だろう運転をしてしまうのは、日々の「大丈夫」の積み重ねが要因。「いつも通る道だから」「これまで大丈夫だったから」と、危険な目に遭わずに日々通行しているような道でこそ起きやすいと言えます。「ヒヤリハット」を体験せずに運転していると、いつしかその「大丈夫」が当たり前となり、不安全行動が積み重なっていきます。すると大切な安全確認を怠ったり、危険予測能力が落ちてしまうことも。こんな運転が習慣化してしまうと大変危険です。
これに対して心がけたいのが「かもしれない運転」です。「かもしれない運転」は常に何かが起きるかもしれないと予測し、それに対応できる余裕を持って運転すること。「前を走るクルマが左折するために突然減速するかもしれない」「あの自転車は歩行者を避けて車道に出てくるかもしれない」「路地から出てこようとしているクルマは、こちらを認識できていないかもしれない」といった様々な可能性を想定することで、車間距離をとる、減速をするなど、あらかじめ危険を回避する行動がとれ、事故を未然に防げるのです。
初めて通る道や見通しの悪い道、あるいは運転し慣れていない乗り物に乗っている際は慎重になるため、比較的自然にこの「かもしれない運転」ができていることも多いです。ただ「いつもの車両」「いつもの道」「目に見える明確な危険がない状況」などでは、ついつい「だろう運転」となりがち。慣れてきた時ほど、この「かもしれない運転」に立ち返ってみてください。
だろう運転は交通違反?
「だろう運転」という違反項目そのものはないものの、だろう運転と結びついている各種運転動作は違反となりうる。例えばわき見運転や漫然運転は「安全運転義務違反」という違反となるし、前方不注意といった違反も元をたどれば「だろう運転」に起因することも多い。「そのぐらいは大丈夫」「いつも平気だから今日も問題ない」といった日々の不注意はみな「だろう運転」の仲間。違反に問われることも十分あり得るのです。
「だろう」を遠ざけ、「かもしれない」を引き寄せる3つのポイント
意外なことに、ある交通状況を下図のように図解すると、多くのドライバーはそこに潜む危険を言い当てることができるといいます。ところが実際の運転では、刻々と変化する状況に想像力や予測機能が追い付かなくなり、「かもしれない」を見落としてしまいます。「かもしれない」の精度を高めるためには、知識や経験を現実の交通環境に落とし込み、あらゆる状況において適切な判断力を持つことが大切。そして焦りやイライラといった感情は「かもしれない運転」の大敵。冷静で落ち着いた運転を心掛けましょう。


どうすればもっとかもしれない運転できる?
「かもしれない運転」で大切なのは、運転手の知識や経験、そして想像力。目の前の状況を注意深く観察し、どのような危険が起きうるかを予測することが求められるため、危険予測トレーニングなどを受け、危険の種類をあらかじめ知っておくのも重要です。なお「かもしれない運転」は目に見えているものに対してだけではなく、クルマの影からのこどもの飛び出しや、死角から現れる自転車など、目に見えないものも含まれるため、常に意識して取り組んでみてください。

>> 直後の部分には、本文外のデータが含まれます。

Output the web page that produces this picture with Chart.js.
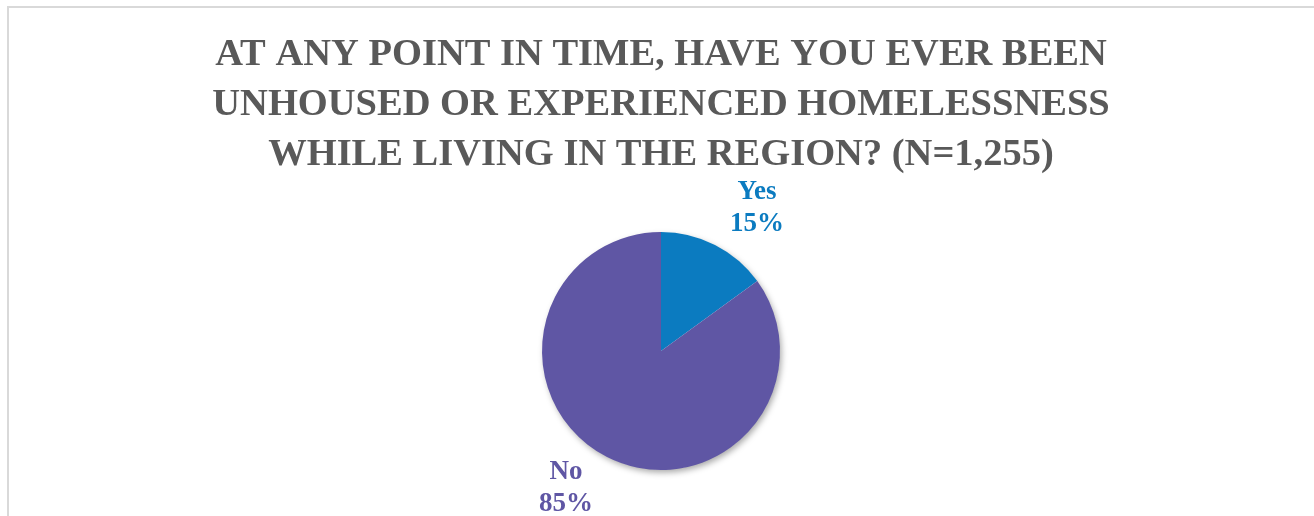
<!DOCTYPE html>
<html>
<head>
<meta charset="utf-8">
<script src="https://cdn.jsdelivr.net/npm/chart.js@4/dist/chart.umd.min.js"></script>
<style>
  html, body { margin: 0; padding: 0; background: #fff; overflow: hidden; }
  #wrap { position: relative; width: 1314px; height: 516px; }
  #frame {
    position: absolute; left: 7px; top: 6px; width: 1400px; height: 600px;
    border: 2px solid #d9d9d9; box-sizing: border-box;
  }
  #chart { position: absolute; left: 0; top: 0; }
</style>
</head>
<body>
<div id="wrap">
  <div id="frame"></div>
  <canvas id="chart" width="1314" height="516"></canvas>
</div>
<script>
const titleLines = [
  'AT ANY POINT IN TIME, HAVE YOU EVER BEEN',
  'UNHOUSED OR EXPERIENCED HOMELESSNESS',
  'WHILE LIVING IN THE REGION? (N=1,255)',
]
const answers = ['Yes', 'No']
const shares = [15, 85]
const sliceColors = ['#0B7BC0', '#5F56A4']

const SERIF = '"Liberation Serif", "Times New Roman", serif'

// label box nudges (px) relative to the mid-angle anchor, one per slice
const labelNudge = [[17, 12], [-16, -18]]

// soft drop shadow under the whole pie, drawn once so slices don't shade each other
const pieShadow = {
  id: 'pieShadow',
  beforeDatasetsDraw(chart) {
    const arc = chart.getDatasetMeta(0).data[0]
    if (!arc) return
    const { x, y, outerRadius } = arc.getProps(['x', 'y', 'outerRadius'], true)
    const ctx = chart.ctx
    ctx.save()
    ctx.shadowColor = 'rgba(0,0,0,0.35)'
    ctx.shadowBlur = 6
    ctx.shadowOffsetX = 2
    ctx.shadowOffsetY = 3
    ctx.fillStyle = '#fff'
    ctx.beginPath()
    ctx.arc(x, y, outerRadius - 0.5, 0, Math.PI * 2)
    ctx.fill()
    ctx.restore()
  },
}

// category + percentage outside each slice
const outsideLabels = {
  id: 'outsideLabels',
  afterDatasetsDraw(chart) {
    const ctx = chart.ctx
    const meta = chart.getDatasetMeta(0)
    const values = chart.data.datasets[0].data
    const total = values.reduce((a, b) => a + b, 0)
    ctx.save()
    ctx.font = `bold 27px ${SERIF}`
    ctx.textAlign = 'center'
    ctx.textBaseline = 'middle'
    meta.data.forEach((arc, i) => {
      const { x, y, startAngle, endAngle, outerRadius } =
        arc.getProps(['x', 'y', 'startAngle', 'endAngle', 'outerRadius'], true)
      const mid = (startAngle + endAngle) / 2
      const dist = outerRadius + 55
      const cx = x + Math.cos(mid) * dist + labelNudge[i][0]
      const cy = y + Math.sin(mid) * dist + labelNudge[i][1]
      const pct = Math.round(values[i] / total * 100) + '%'
      ctx.fillStyle = sliceColors[i]
      ctx.fillText(chart.data.labels[i], cx, cy - 16)
      ctx.fillText(pct, cx, cy + 16)
    })
    ctx.restore()
  },
}

new Chart(document.getElementById('chart'), {
  type: 'pie',
  data: {
    labels: answers,
    datasets: [{
      data: shares,
      backgroundColor: sliceColors,
      borderWidth: 0,
      hoverOffset: 0,
    }],
  },
  options: {
    responsive: false,
    animation: false,
    layout: { padding: { left: 8, top: 0, right: 0, bottom: 46 } },
    plugins: {
      legend: { display: false },
      tooltip: { enabled: false },
      title: {
        display: true,
        text: titleLines,
        color: '#595959',
        font: { family: SERIF, size: 38.5, weight: 'bold', lineHeight: 50 / 38.5 },
        padding: { top: 30, bottom: 52 },
      },
    },
  },
  plugins: [pieShadow, outsideLabels],
})
</script>
</body>
</html>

また、「かもしれない運転」を遠ざけるのは、運転手の感情です。急いでいる、焦っている、もしくはイライラしている……こういった感情の時はついつい危険を見落とし、「だろう運転」になってしまいがち。原点に立ち返って、常に冷静に運転し、「今日も無事に目的地に着くぞ」という確かな気持ちを持つことや、感情の起伏を感じたら「我に返る」ことも重要なのです。